┌──
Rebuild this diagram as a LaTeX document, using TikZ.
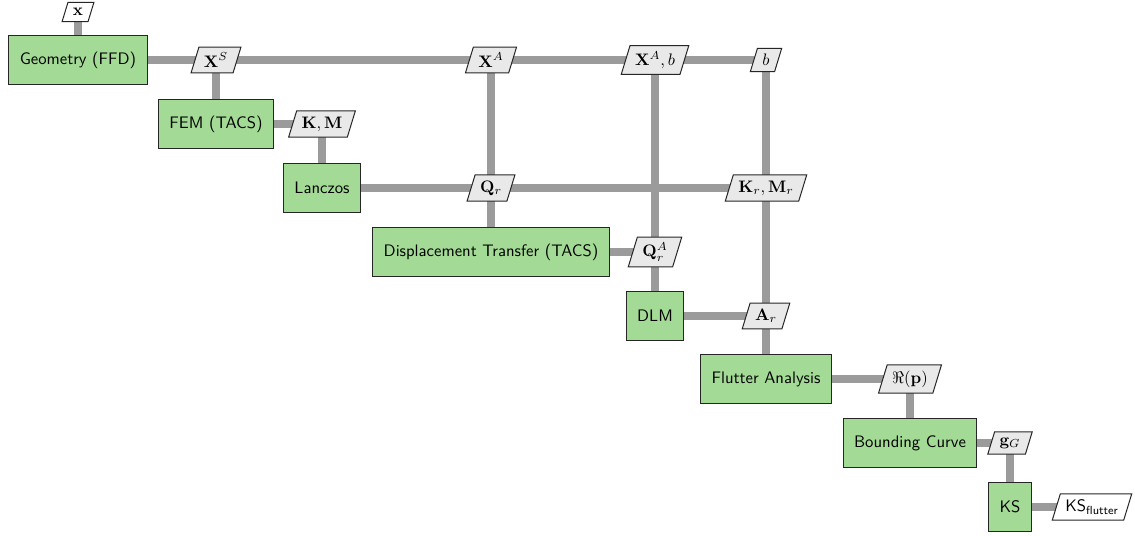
\documentclass[tikz,border=0pt]{standalone}
\usepackage{amsmath,amssymb}
\usetikzlibrary{shapes.geometric,backgrounds}
\definecolor{fgreen}{RGB}{163,218,149}
\definecolor{dgray}{RGB}{233,233,233}
\definecolor{lgray}{RGB}{155,155,155}
\begin{document}
\begin{tikzpicture}[x=0.6pt,y=-0.6pt,
 func/.style={draw=black!85, line width=0.6pt, fill=fgreen, minimum height=29.4pt, inner xsep=6.5pt, font=\sffamily},
 dat/.style={trapezium, trapezium left angle=73, trapezium right angle=107, draw=black!85, line width=0.6pt, fill=dgray, inner xsep=3pt, inner ysep=3.5pt},
 datin/.style={dat, fill=white},
 conn/.style={line width=4.8pt, draw=lgray}]
\useasboundingbox (0,0) rectangle (1135,536);
\node[datin] (x) at (78,12) {$\mathbf{x}$};
\node[func] (geo) at (78,60) {Geometry (FFD)};
\node[dat] (xs) at (216,60) {$\mathbf{X}^S$};
\node[dat] (xa) at (491,60) {$\mathbf{X}^A$};
\node[dat] (xab) at (655,60) {$\mathbf{X}^A, b$};
\node[dat] (b) at (766,60) {$b$};
\node[func] (fem) at (216,124) {FEM (TACS)};
\node[dat] (km) at (322,124) {$\mathbf{K}, \mathbf{M}$};
\node[func] (lan) at (322,188) {Lanczos};
\node[dat] (qr) at (491,188) {$\mathbf{Q}_r$};
\node[dat] (kmr) at (766,188) {$\mathbf{K}_r, \mathbf{M}_r$};
\node[func] (dt) at (491,252) {Displacement Transfer (TACS)};
\node[dat] (qra) at (655,252) {$\mathbf{Q}_r^A$};
\node[func] (dlm) at (655,316) {DLM};
\node[dat] (ar) at (766,316) {$\mathbf{A}_r$};
\node[func] (fa) at (766,379) {Flutter Analysis};
\node[dat] (rep) at (910,379) {$\Re(\mathbf{p})$};
\node[func] (bc) at (910,443) {Bounding Curve};
\node[dat] (gg) at (1010,443) {$\mathbf{g}_G$};
\node[func] (ks) at (1010,507) {KS};
\node[datin] (ksf) at (1092,507) {\textsf{KS}$_\textsf{flutter}$};
\begin{scope}[on background layer]
\draw[conn] (x.center) -- (geo.center);
\draw[conn] (geo.center) -- (b.center);
\draw[conn] (xs.center) -- (fem.center);
\draw[conn] (fem.center) -- (km.center);
\draw[conn] (km.center) -- (lan.center);
\draw[conn] (lan.center) -- (kmr.center);
\draw[conn] (xa.center) -- (dt.center);
\draw[conn] (xab.center) -- (dlm.center);
\draw[conn] (b.center) -- (fa.center);
\draw[conn] (dt.center) -- (qra.center);
\draw[conn] (dlm.center) -- (ar.center);
\draw[conn] (fa.center) -- (rep.center);
\draw[conn] (rep.center) -- (bc.center);
\draw[conn] (bc.center) -- (gg.center);
\draw[conn] (gg.center) -- (ks.center);
\draw[conn] (ks.center) -- (ksf.center);
\end{scope}
\end{tikzpicture}
\end{document}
└──
Give the material again exactly as it is, but keep the pictures out.

__WRITTEN ANSWER__:
Rebuild this diagram as a LaTeX document, using TikZ.
\documentclass[tikz,border=0pt]{standalone}
\usepackage{amsmath,amssymb}
\usetikzlibrary{shapes.geometric,backgrounds}
\definecolor{fgreen}{RGB}{163,218,149}
\definecolor{dgray}{RGB}{233,233,233}
\definecolor{lgray}{RGB}{155,155,155}
\begin{document}
\begin{tikzpicture}[x=0.6pt,y=-0.6pt,
 func/.style={draw=black!85, line width=0.6pt, fill=fgreen, minimum height=29.4pt, inner xsep=6.5pt, font=\sffamily},
 dat/.style={trapezium, trapezium left angle=73, trapezium right angle=107, draw=black!85, line width=0.6pt, fill=dgray, inner xsep=3pt, inner ysep=3.5pt},
 datin/.style={dat, fill=white},
 conn/.style={line width=4.8pt, draw=lgray}]
\useasboundingbox (0,0) rectangle (1135,536);
\node[datin] (x) at (78,12) {$\mathbf{x}$};
\node[func] (geo) at (78,60) {Geometry (FFD)};
\node[dat] (xs) at (216,60) {$\mathbf{X}^S$};
\node[dat] (xa) at (491,60) {$\mathbf{X}^A$};
\node[dat] (xab) at (655,60) {$\mathbf{X}^A, b$};
\node[dat] (b) at (766,60) {$b$};
\node[func] (fem) at (216,124) {FEM (TACS)};
\node[dat] (km) at (322,124) {$\mathbf{K}, \mathbf{M}$};
\node[func] (lan) at (322,188) {Lanczos};
\node[dat] (qr) at (491,188) {$\mathbf{Q}_r$};
\node[dat] (kmr) at (766,188) {$\mathbf{K}_r, \mathbf{M}_r$};
\node[func] (dt) at (491,252) {Displacement Transfer (TACS)};
\node[dat] (qra) at (655,252) {$\mathbf{Q}_r^A$};
\node[func] (dlm) at (655,316) {DLM};
\node[dat] (ar) at (766,316) {$\mathbf{A}_r$};
\node[func] (fa) at (766,379) {Flutter Analysis};
\node[dat] (rep) at (910,379) {$\Re(\mathbf{p})$};
\node[func] (bc) at (910,443) {Bounding Curve};
\node[dat] (gg) at (1010,443) {$\mathbf{g}_G$};
\node[func] (ks) at (1010,507) {KS};
\node[datin] (ksf) at (1092,507) {\textsf{KS}$_\textsf{flutter}$};
\begin{scope}[on background layer]
\draw[conn] (x.center) -- (geo.center);
\draw[conn] (geo.center) -- (b.center);
\draw[conn] (xs.center) -- (fem.center);
\draw[conn] (fem.center) -- (km.center);
\draw[conn] (km.center) -- (lan.center);
\draw[conn] (lan.center) -- (kmr.center);
\draw[conn] (xa.center) -- (dt.center);
\draw[conn] (xab.center) -- (dlm.center);
\draw[conn] (b.center) -- (fa.center);
\draw[conn] (dt.center) -- (qra.center);
\draw[conn] (dlm.center) -- (ar.center);
\draw[conn] (fa.center) -- (rep.center);
\draw[conn] (rep.center) -- (bc.center);
\draw[conn] (bc.center) -- (gg.center);
\draw[conn] (gg.center) -- (ks.center);
\draw[conn] (ks.center) -- (ksf.center);
\end{scope}
\end{tikzpicture}
\end{document}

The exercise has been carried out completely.